→ RECORDED INFORMATION:

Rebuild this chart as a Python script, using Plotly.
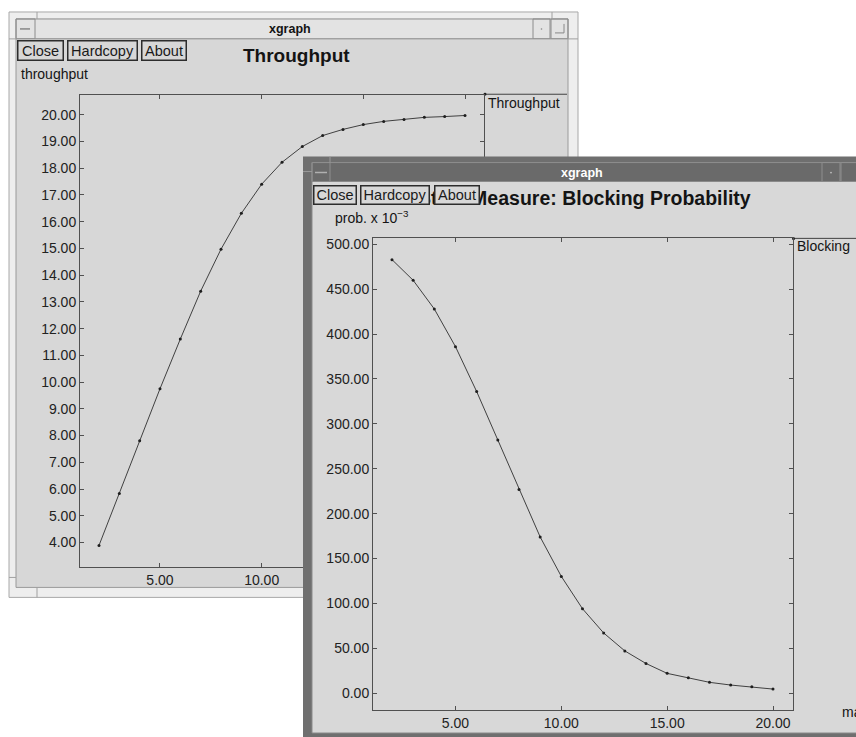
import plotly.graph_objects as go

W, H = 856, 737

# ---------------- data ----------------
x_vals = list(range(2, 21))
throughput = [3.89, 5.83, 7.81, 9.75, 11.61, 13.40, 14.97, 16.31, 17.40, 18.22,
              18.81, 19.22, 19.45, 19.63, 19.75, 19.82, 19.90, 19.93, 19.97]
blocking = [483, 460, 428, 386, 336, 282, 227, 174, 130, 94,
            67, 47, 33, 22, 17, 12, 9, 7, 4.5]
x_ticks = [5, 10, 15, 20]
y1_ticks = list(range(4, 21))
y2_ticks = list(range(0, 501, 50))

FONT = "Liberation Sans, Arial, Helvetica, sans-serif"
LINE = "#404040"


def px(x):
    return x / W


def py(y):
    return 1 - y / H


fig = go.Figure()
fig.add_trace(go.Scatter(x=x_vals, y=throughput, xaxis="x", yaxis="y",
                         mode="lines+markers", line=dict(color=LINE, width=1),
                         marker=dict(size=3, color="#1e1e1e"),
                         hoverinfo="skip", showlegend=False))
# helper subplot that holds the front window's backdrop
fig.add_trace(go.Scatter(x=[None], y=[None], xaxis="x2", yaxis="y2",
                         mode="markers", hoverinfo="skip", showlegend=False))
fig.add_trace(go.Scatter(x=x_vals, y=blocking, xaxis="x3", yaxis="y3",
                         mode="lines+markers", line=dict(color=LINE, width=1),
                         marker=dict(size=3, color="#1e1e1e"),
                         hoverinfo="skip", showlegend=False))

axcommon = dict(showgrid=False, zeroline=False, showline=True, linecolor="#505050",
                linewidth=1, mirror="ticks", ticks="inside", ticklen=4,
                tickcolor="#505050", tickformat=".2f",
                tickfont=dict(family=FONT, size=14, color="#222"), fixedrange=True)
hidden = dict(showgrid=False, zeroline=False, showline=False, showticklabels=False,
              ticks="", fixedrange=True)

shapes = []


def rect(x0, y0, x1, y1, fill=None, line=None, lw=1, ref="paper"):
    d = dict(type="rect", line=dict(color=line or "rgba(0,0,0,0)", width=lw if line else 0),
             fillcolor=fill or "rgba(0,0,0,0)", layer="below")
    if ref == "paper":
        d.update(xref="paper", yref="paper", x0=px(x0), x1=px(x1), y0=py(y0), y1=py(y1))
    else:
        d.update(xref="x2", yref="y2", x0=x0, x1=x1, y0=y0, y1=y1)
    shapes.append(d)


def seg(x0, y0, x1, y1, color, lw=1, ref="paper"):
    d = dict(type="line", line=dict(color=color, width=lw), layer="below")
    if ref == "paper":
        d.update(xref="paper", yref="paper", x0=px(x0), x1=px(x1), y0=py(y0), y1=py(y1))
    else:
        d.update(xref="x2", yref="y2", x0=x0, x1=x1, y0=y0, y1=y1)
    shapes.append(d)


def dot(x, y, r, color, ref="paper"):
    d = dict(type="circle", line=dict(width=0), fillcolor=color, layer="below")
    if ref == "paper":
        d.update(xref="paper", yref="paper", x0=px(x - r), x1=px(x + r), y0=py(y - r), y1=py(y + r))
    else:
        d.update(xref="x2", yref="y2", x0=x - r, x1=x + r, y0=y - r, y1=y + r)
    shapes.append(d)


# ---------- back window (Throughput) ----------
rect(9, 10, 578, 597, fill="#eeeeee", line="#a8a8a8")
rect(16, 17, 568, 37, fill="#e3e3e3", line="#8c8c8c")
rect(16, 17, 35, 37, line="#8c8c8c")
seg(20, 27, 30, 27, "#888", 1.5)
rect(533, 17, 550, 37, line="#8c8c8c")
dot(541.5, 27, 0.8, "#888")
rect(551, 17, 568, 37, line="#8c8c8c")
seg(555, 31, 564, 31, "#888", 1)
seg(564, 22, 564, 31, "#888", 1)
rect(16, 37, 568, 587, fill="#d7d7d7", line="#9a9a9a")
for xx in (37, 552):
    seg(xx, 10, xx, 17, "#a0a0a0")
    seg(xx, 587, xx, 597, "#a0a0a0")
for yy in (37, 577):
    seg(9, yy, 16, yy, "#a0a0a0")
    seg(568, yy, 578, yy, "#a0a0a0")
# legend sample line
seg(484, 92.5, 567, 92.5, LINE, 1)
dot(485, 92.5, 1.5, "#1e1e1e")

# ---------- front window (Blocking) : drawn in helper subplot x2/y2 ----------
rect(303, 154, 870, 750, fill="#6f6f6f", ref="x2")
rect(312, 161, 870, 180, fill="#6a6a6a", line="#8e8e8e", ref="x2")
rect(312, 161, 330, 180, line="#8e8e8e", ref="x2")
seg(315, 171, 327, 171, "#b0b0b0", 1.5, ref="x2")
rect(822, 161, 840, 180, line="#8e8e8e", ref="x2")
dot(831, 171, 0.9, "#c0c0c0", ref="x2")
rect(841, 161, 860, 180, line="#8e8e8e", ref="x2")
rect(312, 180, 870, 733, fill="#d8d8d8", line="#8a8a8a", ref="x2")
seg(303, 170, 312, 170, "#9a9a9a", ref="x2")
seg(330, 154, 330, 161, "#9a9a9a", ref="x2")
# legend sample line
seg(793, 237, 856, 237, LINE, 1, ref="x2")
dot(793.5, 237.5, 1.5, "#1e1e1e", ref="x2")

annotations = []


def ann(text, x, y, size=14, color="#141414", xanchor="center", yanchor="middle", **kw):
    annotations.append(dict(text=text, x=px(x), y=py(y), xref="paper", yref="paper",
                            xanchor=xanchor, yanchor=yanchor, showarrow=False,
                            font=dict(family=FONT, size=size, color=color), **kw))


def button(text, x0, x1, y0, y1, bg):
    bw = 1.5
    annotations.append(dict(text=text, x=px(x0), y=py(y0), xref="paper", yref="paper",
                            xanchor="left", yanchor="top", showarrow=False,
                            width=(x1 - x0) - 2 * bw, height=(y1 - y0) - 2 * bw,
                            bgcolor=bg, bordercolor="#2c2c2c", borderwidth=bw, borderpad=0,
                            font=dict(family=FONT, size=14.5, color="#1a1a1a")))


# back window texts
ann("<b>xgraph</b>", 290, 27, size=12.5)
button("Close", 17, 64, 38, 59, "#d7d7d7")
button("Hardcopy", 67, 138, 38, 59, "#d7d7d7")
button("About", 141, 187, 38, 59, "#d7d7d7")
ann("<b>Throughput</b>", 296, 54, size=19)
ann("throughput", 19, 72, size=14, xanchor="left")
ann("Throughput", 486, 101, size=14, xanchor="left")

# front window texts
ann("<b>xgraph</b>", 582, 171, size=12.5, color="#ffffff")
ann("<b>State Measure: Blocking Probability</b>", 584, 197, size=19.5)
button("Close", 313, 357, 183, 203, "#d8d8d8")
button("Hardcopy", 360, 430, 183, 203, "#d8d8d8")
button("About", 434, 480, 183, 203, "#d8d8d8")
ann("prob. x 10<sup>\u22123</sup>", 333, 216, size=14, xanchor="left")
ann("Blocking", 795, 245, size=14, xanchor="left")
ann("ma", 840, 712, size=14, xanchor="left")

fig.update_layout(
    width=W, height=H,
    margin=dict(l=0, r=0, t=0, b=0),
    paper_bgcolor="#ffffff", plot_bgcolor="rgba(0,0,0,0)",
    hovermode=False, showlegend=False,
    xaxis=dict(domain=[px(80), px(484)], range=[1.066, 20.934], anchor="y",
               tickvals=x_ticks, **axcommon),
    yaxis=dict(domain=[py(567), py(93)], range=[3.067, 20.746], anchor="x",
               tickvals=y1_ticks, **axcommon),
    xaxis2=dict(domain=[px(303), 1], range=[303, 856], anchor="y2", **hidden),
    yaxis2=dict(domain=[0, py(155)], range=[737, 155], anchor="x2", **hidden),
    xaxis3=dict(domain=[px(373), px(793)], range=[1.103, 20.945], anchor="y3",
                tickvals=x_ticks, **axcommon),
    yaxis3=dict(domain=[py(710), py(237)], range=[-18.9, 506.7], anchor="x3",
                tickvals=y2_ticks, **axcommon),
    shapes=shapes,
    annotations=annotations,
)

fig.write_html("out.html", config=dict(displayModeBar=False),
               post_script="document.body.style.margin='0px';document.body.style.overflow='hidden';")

→ BRIEF: Begin at the first line of the data above and repeat each line exactly, stopping after the line containing "y2_ticks = list(range(0, 501, 50))". Omit the pictures.

→ RESPONSE:
Rebuild this chart as a Python script, using Plotly.
import plotly.graph_objects as go

W, H = 856, 737

# ---------------- data ----------------
x_vals = list(range(2, 21))
throughput = [3.89, 5.83, 7.81, 9.75, 11.61, 13.40, 14.97, 16.31, 17.40, 18.22,
              18.81, 19.22, 19.45, 19.63, 19.75, 19.82, 19.90, 19.93, 19.97]
blocking = [483, 460, 428, 386, 336, 282, 227, 174, 130, 94,
            67, 47, 33, 22, 17, 12, 9, 7, 4.5]
x_ticks = [5, 10, 15, 20]
y1_ticks = list(range(4, 21))
y2_ticks = list(range(0, 501, 50))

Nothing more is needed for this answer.